Niger’s Prime Minister Ali Mahaman Lamine Zeine said on Saturday that Benin’s blockade of Niger’s oil exports, imposed in response to a border closure, violated trade agreements between the two countries and with Niger’s Chinese partners.

Speaking at a press conference in the capital Niamey, Zeine said Niger could not fully reopen its border with Benin for security reasons, in comments that escalate a dispute that saw Benin this week block supplies of Niger’s crude oil to ships in its port.

The blockade threatens Niger’s plan to begin crude exports under a $400 million deal with China National Petroleum Corp (CNPET.UL). This is significant because Niger plans to use the funds from the export deal to cover missed bond payments due to regional sanctions.

Zeine claimed that the embargo breached over a dozen agreements signed by Benin, Niger, and China about a recently launched, PetroChina-backed pipeline connecting Niger’s Agadem oil field to Benin’s port of Cotonou.

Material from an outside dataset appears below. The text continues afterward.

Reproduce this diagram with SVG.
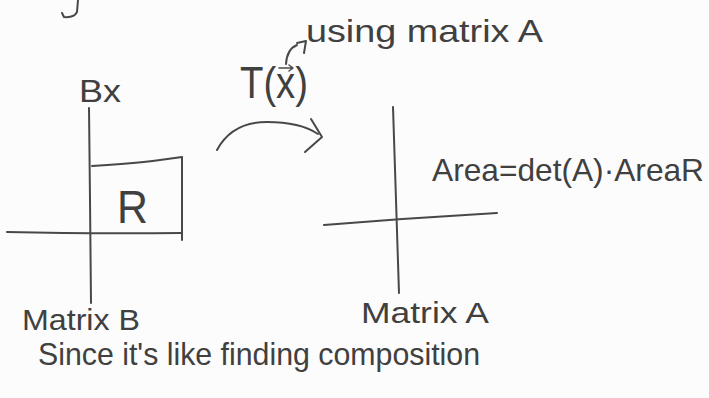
<svg xmlns="http://www.w3.org/2000/svg" width="709" height="398" viewBox="0 0 709 398">
  <style>
    .ink { fill: none; stroke: #484848; stroke-width: 2; stroke-linecap: round; stroke-linejoin: round; }
    .thin { fill: none; stroke: #484848; stroke-width: 1.5; stroke-linecap: round; stroke-linejoin: round; }
    .txt { font-family: "Liberation Sans", "DejaVu Sans", sans-serif; fill: #404040; }
  </style>
  <rect x="0" y="0" width="709" height="398" fill="#fcfcfc"/>

  <!-- cut-off fragment at top edge -->
  <path class="ink" d="M78 0 L77 12 Q74 18 64 17 L62 13"/>

  <g id="plot-B">
    <text class="txt" x="79" y="102" font-size="32" textLength="42" lengthAdjust="spacingAndGlyphs">Bx</text>
    <path class="ink" d="M89 108 L90 200 L91 303"/>
    <path class="ink" d="M7 232 Q90 234 182 233"/>
    <path class="ink" d="M92 166 Q140 163 160 160 L182 157 L182 240"/>
    <text class="txt" x="117" y="223" font-size="46" textLength="31" lengthAdjust="spacingAndGlyphs">R</text>
    <text class="txt" x="22" y="330" font-size="30" textLength="118" lengthAdjust="spacingAndGlyphs">Matrix B</text>
  </g>

  <g id="plot-A">
    <path class="ink" d="M393 107 L396 200 L399 293"/>
    <path class="ink" d="M324 225 Q410 218 497 213"/>
    <text class="txt" x="432" y="181" font-size="32" textLength="272" lengthAdjust="spacingAndGlyphs">Area=det(A)·AreaR</text>
    <text class="txt" x="361" y="323" font-size="30" textLength="128" lengthAdjust="spacingAndGlyphs">Matrix A</text>
  </g>

  <g id="transform-label">
    <text class="txt" x="240" y="98" font-size="44" textLength="68" lengthAdjust="spacingAndGlyphs">T(x)</text>
    <path class="thin" d="M279 68 L293 68 M289 65 L293 68 L289 71"/>
    <text class="txt" x="306" y="42" font-size="32" textLength="237" lengthAdjust="spacingAndGlyphs">using matrix A</text>
  </g>

  <g id="connectors">
    <path class="ink" d="M217 150 Q232 122 267 122 Q300 122 318 134"/>
    <path class="ink" d="M311 119 L322 137 L305 152"/>
    <path class="ink" d="M286 64 Q287 49 297 45"/>
    <path class="ink" d="M297 43 L306 41 L304 53"/>
  </g>

  <g id="caption">
    <text class="txt" x="38" y="365" font-size="32" textLength="442" lengthAdjust="spacingAndGlyphs">Since it's like finding composition</text>
  </g>
</svg>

However, Benin has stated that it will only back down if Niger reopens its border to Benin-produced goods and normalizes relations. According to Zeine, one of the oil export treaties stated that Benin could not unilaterally amend or limit the agreements without the assent of the other parties.

 

“This means that the country agreed not to take any decision that would stop the flow of Niger’s crude oil to the international market. This is serious. This is a violation of an agreement,” he said at a press conference.

 

The relationship between the two countries has been strained since July 2023, when a coup in Niger prompted ECOWAS to impose tight sanctions for over six months. What comes next is unclear. Zeine stated that Niger will not cooperate with Benin’s desire to reopen its border fully.

“In Benin’s territory, there are bases where in some, terrorists are trained to come and destabilise our country. So, it is for simple security reasons that we decided to maintain the border closure,” Zeine said, without further detailing the allegations.